Ces victimes, souvent les plus pauvres, les plus vulnérables, les sans-noms, ont payé le prix des ambitions personnelles de dirigeants déconnectés de l’intérêt général.
L’intérêt général oublié
L’intérêt général — le véritable —, c’est :
- le pouvoir d’achat du citoyen,
- la réduction de la suradministration et de la dette publique,
- la lutte contre la corruption rampante,
- l’assainissement des finances publiques,
- la refonte de notre système de santé et d’éducation.
Il est plus que temps d’engager des réformes structurelles et institutionnelles profondes, loin des postures superficielles et du bavardage politique stérile. Ces réformes exigent des ruptures franches, pas des ajustements cosmétiques.
Un modèle à repenser
L’économiste Simon Kuznets, inventeur du PIB, avertissait dès 1934 que cet indicateur ne saurait mesurer le bien-être d’un peuple. Nous devons en prendre acte : aucun modèle économique ne peut réussir s’il n’est adossé à un modèle social équitable.
Il faut refermer ces boîtes de Pandore ouvertes à chaque crise, qui nous ridiculisent sur la scène internationale. Il faut refuser les chemins sans issue, les illusions perdues, les discours creux.
Comme le dit Juan Branco, « les hommes politiques, quand on les rencontre, on se rend compte qu’on est tous un peu foireux ». Mais faut-il que ce constat devienne notre fatalité nationale ?
L’heure des choix courageux
Le moment est venu de prendre des décisions emblématiques, courageuses, pour sortir des crises à répétition. La Côte d’Ivoire a besoin de rassembler, de réconcilier, de pacifier.
Saint Augustin nous rappelle que la nécessité dépasse les lois. En l’occurrence, cette nécessité vient du peuple. Elle n’émane ni des tribunaux, ni des constitutions sur-mesure.
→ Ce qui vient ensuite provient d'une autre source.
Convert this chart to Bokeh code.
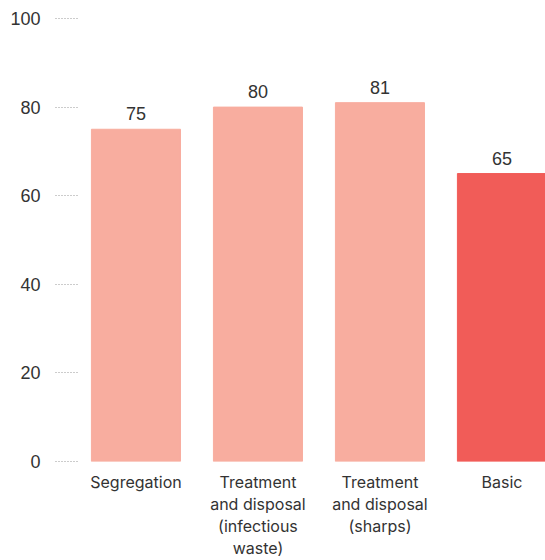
from bokeh.plotting import figure
from bokeh.models import Range1d, FixedTicker, ColumnDataSource
from bokeh.embed import file_html
from bokeh.resources import INLINE
from bokeh.core.properties import value

categories = ["Segregation", "Treatment\nand disposal\n(infectious\nwaste)",
              "Treatment\nand disposal\n(sharps)", "Basic"]
values = [75, 80, 81, 65]
colors = ["#F8AD9F", "#F8AD9F", "#F8AD9F", "#F15C58"]
y_ticks = [0, 20, 40, 60, 80, 100]

xs = [i + 0.5 for i in range(len(categories))]
src = ColumnDataSource(dict(x=xs, top=values, color=colors,
                            label=[str(v) for v in values]))

p = figure(width=545, height=560, output_backend="svg", toolbar_location=None,
           x_range=Range1d(0.029, 3.857), y_range=Range1d(0, 100),
           min_border_left=78, min_border_right=0, min_border_top=18)
p.outline_line_color = None
p.grid.visible = False
p.background_fill_color = "white"
p.border_fill_color = "white"

p.vbar(x="x", top="top", bottom=0, width=0.73, color="color", source=src)
p.text(x="x", y="top", text="label", source=src, text_align="center",
       text_baseline="bottom", y_offset=-9, text_font=value("Liberation Sans"),
       text_font_size="18px", text_color="#333333")

ya = p.yaxis[0]
ya.ticker = FixedTicker(ticks=y_ticks)
ya.axis_line_color = None
ya.major_tick_in = 0
ya.major_tick_out = 23
ya.major_tick_line_dash = "1 2"
ya.major_tick_line_color = "#999999"
ya.minor_tick_line_color = None
ya.major_label_standoff = 15
ya.major_label_text_font = "Liberation Sans"
ya.major_label_text_font_size = "18px"
ya.major_label_text_color = "#333333"

xa = p.xaxis[0]
xa.ticker = FixedTicker(ticks=xs)
xa.major_label_overrides = {x: c for x, c in zip(xs, categories)}
xa.axis_line_color = None
xa.major_tick_line_color = None
xa.minor_tick_line_color = None
xa.major_tick_in = 0
xa.major_tick_out = 0
xa.major_label_standoff = 10
xa.major_label_text_font = "Inter"
xa.major_label_text_font_size = "16px"
xa.major_label_text_color = "#333333"
xa.major_label_text_line_height = 1.1

open("out.html", "w").write(file_html(p, INLINE))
Le peuple n’est pas un simple spectateur, il est le souverain. Le véritable pouvoir lui appartient.
Sortir du cycle de la médiocrité
Les régimes successifs ont produit des professionnels du désordre. La politique, chez nous, est devenue un ascenseur pour incompétents, souvent au détriment du mérite et de l’éthique. Résultat : désolation, horreur, traumatismes, indignité.
Le peuple en a assez. En langue populaire : « On est fatigués de leurs histoires-là ! »
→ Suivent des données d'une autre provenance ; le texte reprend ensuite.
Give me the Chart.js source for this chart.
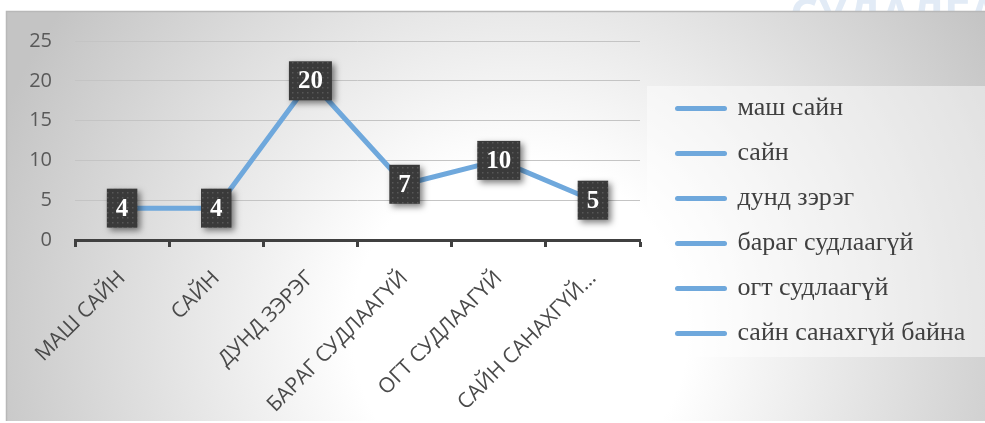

Ce dont la Côte d’Ivoire a besoin, ce n’est pas d’un politicien de plus, mais d’un véritable Chef d’État, capable de transformer, à la manière d’Angela Merkel, le quotidien des citoyens — avec rigueur, humilité et constance.
L’esprit d’alternance et de responsabilité
L’alternance ne doit pas être un slogan mais une culture politique, à tous les niveaux. Comme le dit si bien la tradition du Vatican : « Morto un Papa, se ne fa sempre un altro. » (Un Pape meurt, un autre est toujours nommé.)
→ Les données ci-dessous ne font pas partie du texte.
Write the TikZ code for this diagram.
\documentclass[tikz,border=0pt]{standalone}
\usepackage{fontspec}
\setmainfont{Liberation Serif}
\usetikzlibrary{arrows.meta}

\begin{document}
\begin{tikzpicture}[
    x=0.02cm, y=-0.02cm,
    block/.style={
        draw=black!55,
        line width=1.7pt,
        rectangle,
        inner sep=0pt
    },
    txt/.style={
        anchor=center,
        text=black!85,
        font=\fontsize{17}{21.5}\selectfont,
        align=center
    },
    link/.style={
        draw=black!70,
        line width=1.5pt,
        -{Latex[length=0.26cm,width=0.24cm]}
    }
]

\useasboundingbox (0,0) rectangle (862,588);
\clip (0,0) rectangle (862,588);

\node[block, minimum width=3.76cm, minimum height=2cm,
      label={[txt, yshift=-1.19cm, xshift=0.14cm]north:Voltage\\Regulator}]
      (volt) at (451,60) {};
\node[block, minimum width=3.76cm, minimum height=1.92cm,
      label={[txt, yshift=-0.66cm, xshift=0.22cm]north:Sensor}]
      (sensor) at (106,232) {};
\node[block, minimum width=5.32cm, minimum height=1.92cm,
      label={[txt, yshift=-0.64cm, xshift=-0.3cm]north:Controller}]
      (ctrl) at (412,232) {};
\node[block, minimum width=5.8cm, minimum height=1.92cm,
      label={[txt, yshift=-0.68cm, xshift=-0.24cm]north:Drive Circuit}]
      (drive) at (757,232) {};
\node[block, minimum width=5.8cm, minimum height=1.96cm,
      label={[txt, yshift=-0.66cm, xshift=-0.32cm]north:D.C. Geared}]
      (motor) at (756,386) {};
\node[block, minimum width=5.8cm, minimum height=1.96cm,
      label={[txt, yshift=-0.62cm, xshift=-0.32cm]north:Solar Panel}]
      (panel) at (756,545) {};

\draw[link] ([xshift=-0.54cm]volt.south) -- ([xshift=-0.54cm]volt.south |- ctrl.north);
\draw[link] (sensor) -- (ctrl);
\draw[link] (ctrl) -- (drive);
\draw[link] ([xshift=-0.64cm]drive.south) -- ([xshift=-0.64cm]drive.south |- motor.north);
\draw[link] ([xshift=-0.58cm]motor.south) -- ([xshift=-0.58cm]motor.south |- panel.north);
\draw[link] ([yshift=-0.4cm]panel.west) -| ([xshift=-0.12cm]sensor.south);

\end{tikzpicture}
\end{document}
Aujourd’hui, notre nécessité est incontournable. Elle est celle du peuple. Elle est celle de la vérité. Et elle appelle à une nouvelle ère, loin des ruses, des trahisons et des ténèbres.
Un armistice nécessaire pour 2025
L’espoir passe par un armistice politique et juridique. À l’image de l’accord de Pretoria (avril 2005), il faut lever toutes les barrières d’exclusion. Tous les candidats, en Côte d’Ivoire ou en exil, doivent pouvoir se présenter à l’élection présidentielle d’octobre 2025. Le cadre électoral doit être juste, transparent, sécurisé.
Cet acte aura un effet de ruissellement démocratique sur l’ensemble de la société ivoirienne. Il sera le véritable test de notre maturité politique.
Autrement, le peuple n’oubliera pas. Il ne dira pas « Hamba Kahle, Nkos » à ses dirigeants comme il le fit pour Mandela. Car il n’y aura pas eu d’honneur rendu.
Conclusion : espérer, enfin
Si rien ne change, la Côte d’Ivoire dépérira. Pire encore, elle périra.
Mais si la nécessité s’impose — celle d’une refondation sincère — alors l’espérance renaîtra. Et avec elle, l’avenir commun d’un peuple enfin debout.